The Notes will be redeemed on June 10, 2011, at a redemption
price of 101.833% of the principal amount thereof, plus accrued and
unpaid interest to, but not including, the redemption date. On or
before June 10, 2011, the Notes should be presented to The Bank of
New York, as paying agent for the redemption, at the address set
forth in the notice of redemption for the Notes. The notice of
redemption was sent to all registered holders on May 11, 2011.
Interest on the Notes will cease to accrue on and after the
redemption date.
In connection with the repayment of outstanding borrowings under
the existing credit agreement dated February 27, 2007, the company
will write off $0.9 million in deferred financing costs. In
connection with the redemption of the Notes, the company will
record an early repayment penalty of $2.5 million and will
write-off $0.9 million of related deferred financing costs. Net of
income taxes, the total effect of these items on net income and
earnings per diluted share will be approximately $3.2 million and
$0.14, respectively, using a 26% annual effective tax rate.

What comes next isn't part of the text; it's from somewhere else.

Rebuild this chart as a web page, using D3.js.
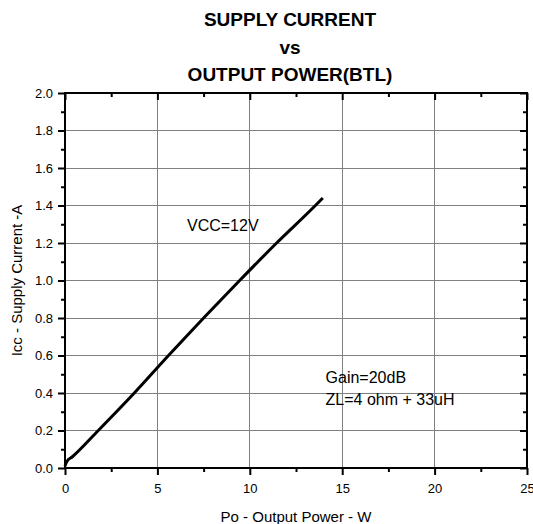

This press release does not constitute a notice of redemption of
the Notes.
New York-based Town Sports International Holdings, Inc. is a
leading owner and operator of fitness clubs in the Northeast and
mid-Atlantic regions of the United States and, through its
subsidiaries, owns and operates over 150 health and fitness
facilities in four major metropolitan areas–New York, Boston,
Washington, D.C. and Philadelphia–with over a half million
members.
To learn more about Town Sports, please visit the company's Web
site at www.mysportsclubs.com. Town Sports uses its Web site as a
channel of distribution of material company information. Financial
and other material information regarding Town Sports is routinely
posted on the company's Web site and is readily accessible.
Safe Harbor Statement Under the Private Securities Litigation
Reform Act of 1995
Except for historical information contained herein, the matters
set forth in this news release are forward-looking statements.
Statements that are predictive in nature, that depend upon or refer
to events or conditions or that include words such as “expects,”
“anticipates,” “intends,” “plans,” “believes,” “estimates,” “could”
and similar expressions are forward-looking statements. The
forward-looking statements set forth above involve a number of
risks and uncertainties that could cause actual results to differ
materially from any such statement, including the risks and
uncertainties discussed in the company’s Safe Harbor Compliance
Statement for Forward-looking Statements included in the company’s
recent filings, including Forms 10-K and 10-Q, with the Securities
and Exchange Commission. The forward-looking statements speak only
as of the date made, and the company undertakes no obligation to
update these forward-looking statements.